The project life cycle is sometimes referred to as the performing organization’s or department’s methodology for projects. This is the logical breakdown of what needs to be accomplished in order to produce the deliverables of the project. There are many different types of project life cycles, depending of the product, industry or organization preferences. Plan-Driven and Change-Driven.
Microsoft in its Life cycle services proposes project life cycles for both approaches, including the most renamed methodology, Sure Step, that provides guidelines, field-tested best practices and user friendly tools that helps both customer and partner to conduct a successful Microsoft dynamics implementation.
The Life cycle services project workspace provides an outlined methodology showing each phase of your project and provides high-level milestones that are used to track deliverables and project goals.
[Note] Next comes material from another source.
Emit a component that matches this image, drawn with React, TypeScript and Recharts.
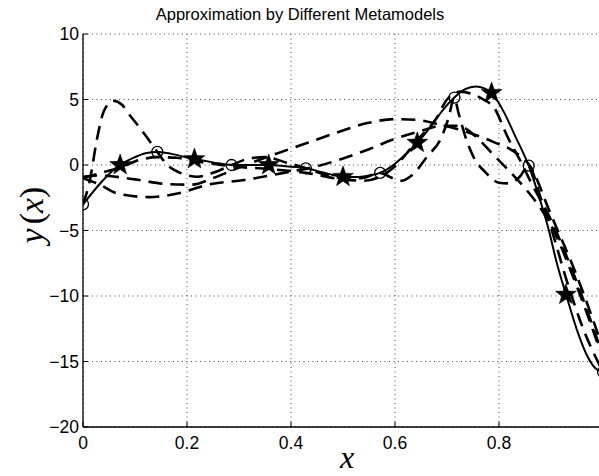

The LCS project home page represents a single point of management for phases, steps, and environment for a project. The project management form shows the status of the project within the methodology, the project detail of the current phase as well, a description of the currently selected step within the project phase. Outstanding tasks that need attention are displayed on the left.
Let’s now take a high-level look at the project management features within LCS. As a customer, or partner, you must complete the steps that are outlined in the methodology box to gain access to the production environment. Before a phase can be marked as complete, you must complete the specified mandatory tasks. Locked tasks such as tasks 1.8 and 1.11 in this screen will be unlocked after you completed the required actions.
To learn about which actions must be completed before a specific task can be unlocked, you’ll click the lock icon for that task.
By clicking on the milestone diamond for the project phases, the detail about the project phase milestone will be displayed. In this case, the milestone shows what action can be performed once the milestone is reached.
The milestone will be unlocked when the prior phase is marked as complete. In this example, many steps have not been performed, meaning that this phase is not eligible for being flagged as complete. You can see here that the box has been grayed out.
In this way you can ensure every step required to achieve a successful implementation is completed and documented, keeping control of the project tasks, milestones, track its fulfillment and provide visibility to the entire project team at any time.